Polycystic ovary syndrome (PCOS) is growing to be an increasingly common disorder in women affecting their fertility adversely. It is, in fact, the most common cause of infertility. This makes it essential for every woman to know about it for a timely diagnosis and treatment.
What is PCOS?
It is a disorder of the female reproductive system caused due to hormonal imbalances. The functioning of the female reproductive anatomy is strictly regulated by hormones. The level and type of hormones secreted dictate the regularity and effectiveness of the menstrual cycle. This involves the governance of processes like ovulation, fertilization, implantation, etc. The hormones that coordinate for the regulatory steps also include androgens that are often misbelieved to solely be male hormones. Androgens play a key role in the hormonal cascade that leads to hair growth in public regions and underarms when puberty hits in both, males, and females.
Females with PCOS produce a higher-than-normal level of these and the release of eggs from the ovary is thus prevented. The kind of fertility so caused is, hence, also referred to as anovulatory infertility. Because there is no ovulation, the many ovarian follicles continue to mature and are accumulated over the time, leading to the formation of multiple ovarian cysts (fluid-filled follicular sacs).
If left unchecked, PCOS may progress to cause insulin resistance, diabetes, high cholesterol and cardiac diseases.
What are its symptoms?
- The direct effect of a high level of majorly-male hormones in the body is an increased growth of facial hair, a condition medically referred to as hirsutism.
- The disorder is also characterized by issues of the menses. Most women observe irregular periods (oligomenorrhea) or no periods at all (amenorrhea).
- PCOS may cause blood sugar disorders like the type 2 diabetes
- The first sign in most individuals with PCOS is usually obesity
The clinical manifestations observed partly depend on the predisposing factors. Genetic factors, the health of the uterus, early sexual maturity, all of these can vary your risk for the disorder and also the symptoms that are witnessed. The lifestyle-caused changes like obesity may exacerbate the underlying genetic predispositions and worsen the condition.
How is it diagnosed?
Despite being a disorder that prevails right from adolescence, what challenges the early diagnosis of PCOS is that most girls after their menarche experience anovulation.

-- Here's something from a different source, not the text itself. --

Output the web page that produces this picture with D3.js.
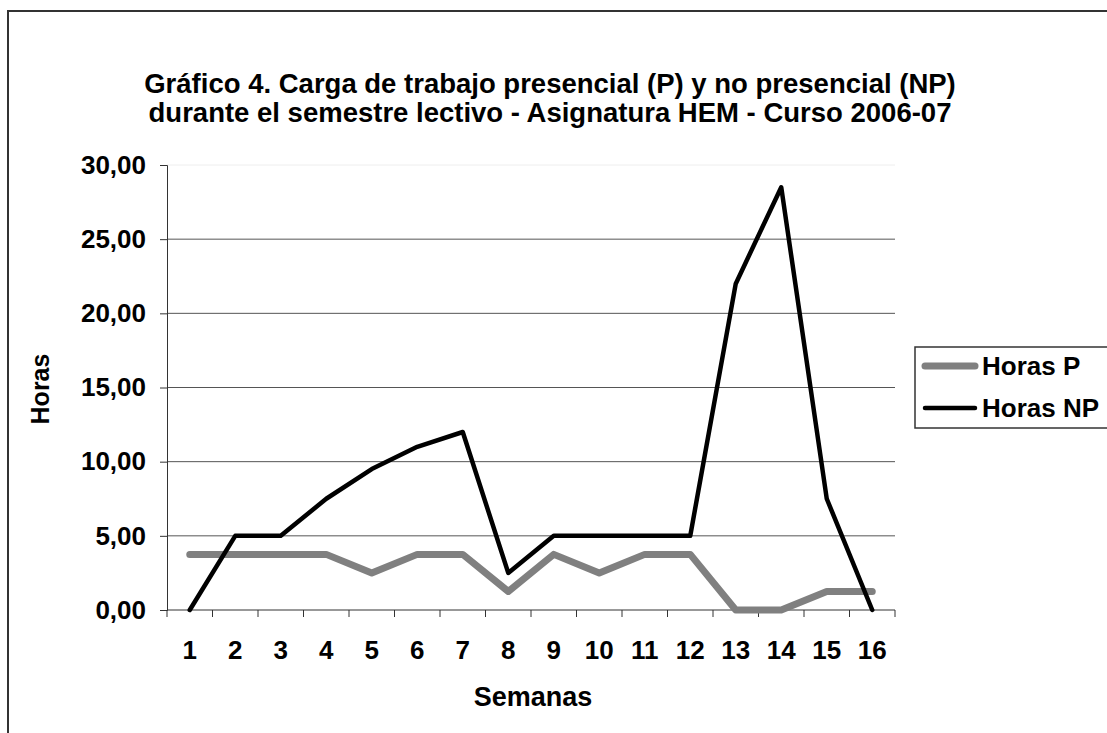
<!DOCTYPE html>
<html>
<head>
<meta charset="utf-8">
<script src="https://cdn.jsdelivr.net/npm/d3@7"></script>
<style>
  body { margin: 0; background: #fff; }
  text { font-family: Arial, 'Liberation Sans', sans-serif; font-weight: bold; fill: #000; }
</style>
</head>
<body>
<div id="chart"></div>
<script>
// weeks of the semester
const weeks = ['1', '2', '3', '4', '5', '6', '7', '8', '9', '10', '11', '12', '13', '14', '15', '16']
// hours per week
const horasP = [3.75, 3.75, 3.75, 3.75, 2.5, 3.75, 3.75, 1.25, 3.75, 2.5, 3.75, 3.75, 0, 0, 1.25, 1.25]
const horasNP = [0, 5, 5, 7.5, 9.5, 11, 12, 2.5, 5, 5, 5, 5, 22, 28.5, 7.5, 0]
const yTicks = [0, 5, 10, 15, 20, 25, 30]
const seriesNames = ['Horas P', 'Horas NP']

const W = 1107
const H = 733
const margin = { top: 165, left: 167, right: W - 895, bottom: H - 610 }
const width = W - margin.left - margin.right
const height = H - margin.top - margin.bottom

const svg = d3.select('#chart').append('svg').attr('width', W).attr('height', H)

// outer chart border (runs off the right and bottom edges)
svg.append('rect')
  .attr('x', 8).attr('y', 11)
  .attr('width', W + 10).attr('height', H + 10)
  .attr('fill', 'none').attr('stroke', '#333').attr('stroke-width', 2)

// title
const title = svg.append('text')
  .attr('text-anchor', 'middle')
  .attr('font-size', '27.5px')
title.append('tspan').attr('x', 550).attr('y', 93).text('Gráfico 4. Carga de trabajo presencial (P) y no presencial (NP)')
title.append('tspan').attr('x', 550).attr('y', 122).text('durante el semestre lectivo - Asignatura HEM - Curso 2006-07')

const g = svg.append('g').attr('transform', `translate(${margin.left},${margin.top})`)

const x = d3.scaleBand().domain(weeks).range([0, width])
const y = d3.scaleLinear().domain([0, 30]).range([height, 0])
const cx = (i) => x(weeks[i]) + x.bandwidth() / 2

// gridlines
g.append('g')
  .selectAll('line')
  .data(yTicks.filter((d) => d > 0))
  .enter()
  .append('line')
  .attr('x1', 0).attr('x2', width)
  .attr('y1', (d) => y(d)).attr('y2', (d) => y(d))
  .attr('stroke', (d) => (d === 30 ? '#eee' : '#555'))
  .attr('stroke-width', 1)

// y axis
const yAxis = g.append('g')
  .call(d3.axisLeft(y).tickValues(yTicks).tickSize(7).tickPadding(14)
    .tickFormat((d) => d3.format('.2f')(d).replace('.', ',')))
yAxis.select('.domain').attr('stroke', '#333')
yAxis.selectAll('.tick line').attr('stroke', '#333')
yAxis.selectAll('text').attr('font-size', '26px').attr('fill', '#000')
  .style('font-family', 'Arial, Liberation Sans, sans-serif').style('font-weight', 'bold')

// x axis: ticks between categories
const xAxis = g.append('g').attr('transform', `translate(0,${height})`)
xAxis.append('line').attr('x1', 0).attr('x2', width).attr('stroke', '#333')
xAxis.selectAll('line.tk')
  .data(d3.range(weeks.length + 1))
  .enter()
  .append('line')
  .attr('class', 'tk')
  .attr('x1', (i) => (i < weeks.length ? x(weeks[i]) : width))
  .attr('x2', (i) => (i < weeks.length ? x(weeks[i]) : width))
  .attr('y1', 0).attr('y2', 7)
  .attr('stroke', '#333')
xAxis.selectAll('text')
  .data(weeks)
  .enter()
  .append('text')
  .attr('x', (d, i) => cx(i))
  .attr('y', 49)
  .attr('text-anchor', 'middle')
  .attr('font-size', '26px')
  .text((d) => d)

// axis titles
svg.append('text')
  .attr('x', 533).attr('y', 706)
  .attr('text-anchor', 'middle')
  .attr('font-size', '27px')
  .text('Semanas')
svg.append('text')
  .attr('transform', 'translate(49,389) rotate(-90)')
  .attr('text-anchor', 'middle')
  .attr('font-size', '25px')
  .text('Horas')

// lines
const line = d3.line().x((d, i) => cx(i)).y((d) => y(d))
g.append('path').datum(horasP)
  .attr('d', line).attr('fill', 'none')
  .attr('stroke', '#808080').attr('stroke-width', 7)
  .attr('stroke-linecap', 'round').attr('stroke-linejoin', 'round')
g.append('path').datum(horasNP)
  .attr('d', line).attr('fill', 'none')
  .attr('stroke', '#000').attr('stroke-width', 4.5)
  .attr('stroke-linecap', 'round').attr('stroke-linejoin', 'round')

// legend
const legend = svg.append('g').attr('transform', 'translate(915,347)')
legend.append('rect')
  .attr('width', 220).attr('height', 81)
  .attr('fill', '#fff').attr('stroke', '#333').attr('stroke-width', 1.5)
const colors = ['#808080', '#000']
const lw = [7, 4.5]
seriesNames.forEach((name, i) => {
  legend.append('line')
    .attr('x1', 10).attr('x2', 60)
    .attr('y1', 19 + i * 42).attr('y2', 19 + i * 42)
    .attr('stroke', colors[i]).attr('stroke-width', lw[i])
    .attr('stroke-linecap', 'round')
  legend.append('text')
    .attr('x', 67).attr('y', 28 + i * 42)
    .attr('font-size', '26px')
    .text(name)
})
</script>
</body>
</html>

This makes the observation of multiple follicles in imaging techniques fairly common. The physiological features of puberty also overlap with the general symptoms of PCOS that has no characteristic ones.
Efficient diagnosis is, thus, through biochemical testing for abnormally excess levels of androgens in the female body (hyperandrogenism). It is, however, observed that applying adult criteria for the diagnosis of adolescents may cause psychological distress. Thus, the number of anovulatory cycles can be observed and correlated with clinical symptoms of increased androgen levels like acne and excessive pubic hair growth. Imaging techniques like an ultrasound can then be employed. This is essential to eliminate the possibility of other diseases caused due to the imbalances of the same hormones.
What are the treatment options for it?
There is no established cure for the PCO syndrome. The treatment options of the current day only aim at relieving the symptoms. Problems like acne or weight gains can be modified through lifestyle changes. Hormonal imbalances are usually treated by a combination birth control pill that artificially stabilizes the hormone levels. Other specific hormone-based drugs may be prescribed depending on your case.